#### [TASK TO CARRY OUT]
Write out each record below exactly as it appears, with no pictures.

#### [DATASET RECORDS]

========================================

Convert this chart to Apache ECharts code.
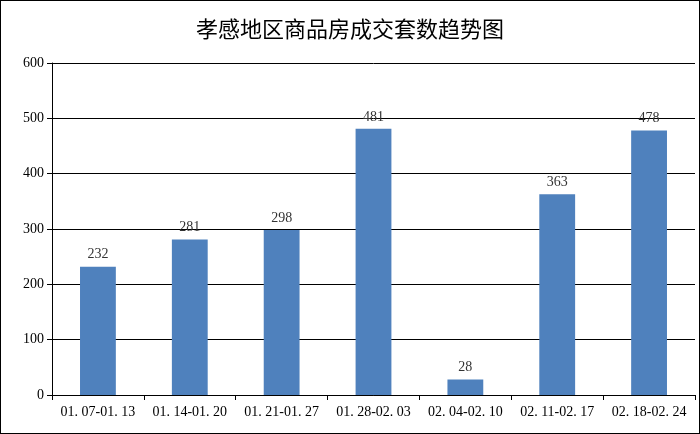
<!DOCTYPE html>
<html><head><meta charset="utf-8">
<script src="https://cdn.jsdelivr.net/npm/echarts@6/dist/echarts.min.js"></script>
<style>html,body{margin:0;padding:0;background:#fff}#mainChart{width:698px;height:432px;border:1px solid #000}</style>
</head><body>
<div id="mainChart"></div>
<script>
// 孝感地区商品房成交套数
var categories = ['01. 07-01. 13', '01. 14-01. 20', '01. 21-01. 27', '01. 28-02. 03', '02. 04-02. 10', '02. 11-02. 17', '02. 18-02. 24'];
var dealCounts = [232, 281, 298, 481, 28, 363, 478];

var myChart = echarts.init(document.getElementById('mainChart'));
myChart.setOption({
    animation: false,
    title: {
        text: '孝感地区商品房成交套数趋势图',
        left: 'center',
        top: 12,
        textStyle: { fontFamily: 'Noto Sans CJK SC', fontSize: 22, fontWeight: 'normal', color: '#000' }
    },
    grid: { left: 51, right: 4, top: 62, bottom: 38 },
    xAxis: {
        type: 'category',
        data: categories,
        axisLine: { lineStyle: { color: '#000' } },
        axisTick: { show: true, lineStyle: { color: '#000' } },
        axisLabel: { color: '#000', fontFamily: 'Liberation Serif', fontSize: 14, margin: 10, interval: 0 }
    },
    yAxis: {
        type: 'value',
        min: 0, max: 600, interval: 100,
        axisLine: { show: true, lineStyle: { color: '#000' } },
        axisTick: { show: true, lineStyle: { color: '#000' } },
        axisLabel: { color: '#000', fontFamily: 'Liberation Serif', fontSize: 14 },
        splitLine: { lineStyle: { color: '#000' } }
    },
    series: [{
        type: 'bar',
        data: dealCounts,
        barWidth: '39%',
        itemStyle: { color: '#4f81bd' },
        label: { show: true, position: 'top', color: '#333', fontFamily: 'Liberation Serif', fontSize: 14 }
    }]
});
</script>
</body></html>
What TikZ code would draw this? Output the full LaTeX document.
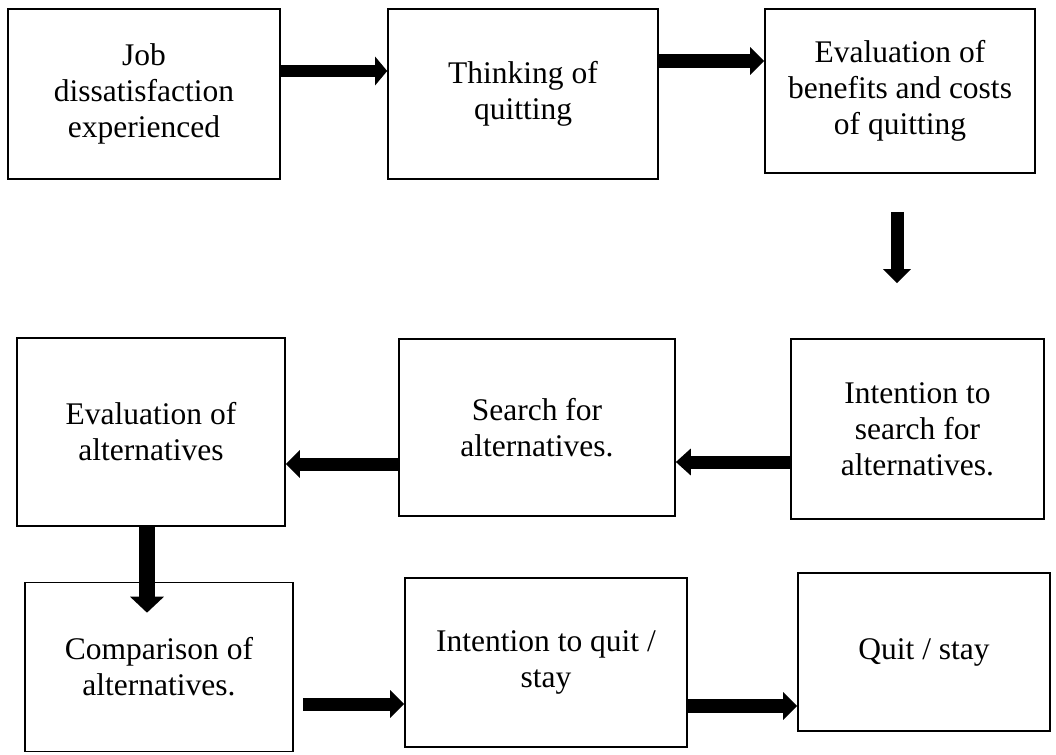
\documentclass[tikz,border=0pt]{standalone}
\usepackage{fontspec}
\setmainfont{Liberation Serif}
\usetikzlibrary{arrows.meta,calc}
\begin{document}
\begin{tikzpicture}[x=1pt,y=-1pt,
  box/.style={draw, line width=1.6pt, rectangle, inner sep=0pt, align=center,
    font=\fontsize{31.5}{36}\selectfont},
  flow/.style={line width=13pt, line cap=butt, -{Triangle[length=14pt,width=27pt]}},
]
\useasboundingbox (0,0) rectangle (1056,754);
\node[box, minimum width=272pt, minimum height=170pt] (b1) at (144,94) {Job\\dissatisfaction\\experienced};
\node[box, minimum width=270pt, minimum height=170pt] (b2) at (523,94) {Thinking of\\quitting};
\node[box, minimum width=270pt, minimum height=164pt] (b3) at (900,91) {Evaluation of\\benefits and costs\\of quitting};
\node[box, minimum width=253pt, minimum height=180pt] (b4) at (917.5,429) {Intention to\\search for\\alternatives.};
\node[box, minimum width=276pt, minimum height=177pt] (b5) at (537,427.5) {Search for\\alternatives.};
\node[box, minimum width=268pt, minimum height=188pt] (b6) at (151,432) {Evaluation of\\alternatives};
\node[box, minimum width=268pt, minimum height=169pt] (b7) at (159,667) {Comparison of\\alternatives.};
\node[box, minimum width=282pt, minimum height=169pt] (b8) at (546,662.5) {Intention to quit /\\stay};
\node[box, minimum width=252pt, minimum height=158pt] (b9) at (924,652) {Quit / stay};

\draw[flow, line width=12pt, -{Triangle[length=12pt,width=28pt]}] ($(b1.east)+(0,-23)$) coordinate (t1) -- (t1 -| b2.west);
\draw[flow, line width=14pt] ($(b2.east)+(0,-33)$) coordinate (t2) -- (t2 -| b3.west);
\coordinate (d1s) at ($(b3.south)+(-3,38)$);
\coordinate (d1e) at ($(b4.north)+(-20.5,-55)$);
\draw[flow] (d1s) -- (d1e);
\draw[flow, -{Triangle[length=15pt,width=26pt]}] ($(b4.west)+(0,33)$) coordinate (t3) -- (t3 -| b5.east);
\draw[flow] ($(b5.west)+(0,36.5)$) coordinate (t4) -- (t4 -| b6.east);
\coordinate (d2e) at ($(b7.north)+(-12,31)$);
\draw[flow, line width=16pt, -{Triangle[length=16pt,width=33pt]}] (b6.south -| d2e) -- (d2e);
\draw[flow] ($(b7.east)+(9,37)$) coordinate (t5) -- (t5 -| b8.west);
\draw[flow, line width=14pt] ($(b8.east)+(0,43.5)$) coordinate (t6) -- (t6 -| b9.west);
\end{tikzpicture}
\end{document}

========================================

#### [THE ANSWER]
Convert this chart to Apache ECharts code.
<!DOCTYPE html>
<html><head><meta charset="utf-8">
<script src="https://cdn.jsdelivr.net/npm/echarts@6/dist/echarts.min.js"></script>
<style>html,body{margin:0;padding:0;background:#fff}#mainChart{width:698px;height:432px;border:1px solid #000}</style>
</head><body>
<div id="mainChart"></div>
<script>
// 孝感地区商品房成交套数
var categories = ['01. 07-01. 13', '01. 14-01. 20', '01. 21-01. 27', '01. 28-02. 03', '02. 04-02. 10', '02. 11-02. 17', '02. 18-02. 24'];
var dealCounts = [232, 281, 298, 481, 28, 363, 478];

var myChart = echarts.init(document.getElementById('mainChart'));
myChart.setOption({
    animation: false,
    title: {
        text: '孝感地区商品房成交套数趋势图',
        left: 'center',
        top: 12,
        textStyle: { fontFamily: 'Noto Sans CJK SC', fontSize: 22, fontWeight: 'normal', color: '#000' }
    },
    grid: { left: 51, right: 4, top: 62, bottom: 38 },
    xAxis: {
        type: 'category',
        data: categories,
        axisLine: { lineStyle: { color: '#000' } },
        axisTick: { show: true, lineStyle: { color: '#000' } },
        axisLabel: { color: '#000', fontFamily: 'Liberation Serif', fontSize: 14, margin: 10, interval: 0 }
    },
    yAxis: {
        type: 'value',
        min: 0, max: 600, interval: 100,
        axisLine: { show: true, lineStyle: { color: '#000' } },
        axisTick: { show: true, lineStyle: { color: '#000' } },
        axisLabel: { color: '#000', fontFamily: 'Liberation Serif', fontSize: 14 },
        splitLine: { lineStyle: { color: '#000' } }
    },
    series: [{
        type: 'bar',
        data: dealCounts,
        barWidth: '39%',
        itemStyle: { color: '#4f81bd' },
        label: { show: true, position: 'top', color: '#333', fontFamily: 'Liberation Serif', fontSize: 14 }
    }]
});
</script>
</body></html>
What TikZ code would draw this? Output the full LaTeX document.
\documentclass[tikz,border=0pt]{standalone}
\usepackage{fontspec}
\setmainfont{Liberation Serif}
\usetikzlibrary{arrows.meta,calc}
\begin{document}
\begin{tikzpicture}[x=1pt,y=-1pt,
  box/.style={draw, line width=1.6pt, rectangle, inner sep=0pt, align=center,
    font=\fontsize{31.5}{36}\selectfont},
  flow/.style={line width=13pt, line cap=butt, -{Triangle[length=14pt,width=27pt]}},
]
\useasboundingbox (0,0) rectangle (1056,754);
\node[box, minimum width=272pt, minimum height=170pt] (b1) at (144,94) {Job\\dissatisfaction\\experienced};
\node[box, minimum width=270pt, minimum height=170pt] (b2) at (523,94) {Thinking of\\quitting};
\node[box, minimum width=270pt, minimum height=164pt] (b3) at (900,91) {Evaluation of\\benefits and costs\\of quitting};
\node[box, minimum width=253pt, minimum height=180pt] (b4) at (917.5,429) {Intention to\\search for\\alternatives.};
\node[box, minimum width=276pt, minimum height=177pt] (b5) at (537,427.5) {Search for\\alternatives.};
\node[box, minimum width=268pt, minimum height=188pt] (b6) at (151,432) {Evaluation of\\alternatives};
\node[box, minimum width=268pt, minimum height=169pt] (b7) at (159,667) {Comparison of\\alternatives.};
\node[box, minimum width=282pt, minimum height=169pt] (b8) at (546,662.5) {Intention to quit /\\stay};
\node[box, minimum width=252pt, minimum height=158pt] (b9) at (924,652) {Quit / stay};

\draw[flow, line width=12pt, -{Triangle[length=12pt,width=28pt]}] ($(b1.east)+(0,-23)$) coordinate (t1) -- (t1 -| b2.west);
\draw[flow, line width=14pt] ($(b2.east)+(0,-33)$) coordinate (t2) -- (t2 -| b3.west);
\coordinate (d1s) at ($(b3.south)+(-3,38)$);
\coordinate (d1e) at ($(b4.north)+(-20.5,-55)$);
\draw[flow] (d1s) -- (d1e);
\draw[flow, -{Triangle[length=15pt,width=26pt]}] ($(b4.west)+(0,33)$) coordinate (t3) -- (t3 -| b5.east);
\draw[flow] ($(b5.west)+(0,36.5)$) coordinate (t4) -- (t4 -| b6.east);
\coordinate (d2e) at ($(b7.north)+(-12,31)$);
\draw[flow, line width=16pt, -{Triangle[length=16pt,width=33pt]}] (b6.south -| d2e) -- (d2e);
\draw[flow] ($(b7.east)+(9,37)$) coordinate (t5) -- (t5 -| b8.west);
\draw[flow, line width=14pt] ($(b8.east)+(0,43.5)$) coordinate (t6) -- (t6 -| b9.west);
\end{tikzpicture}
\end{document}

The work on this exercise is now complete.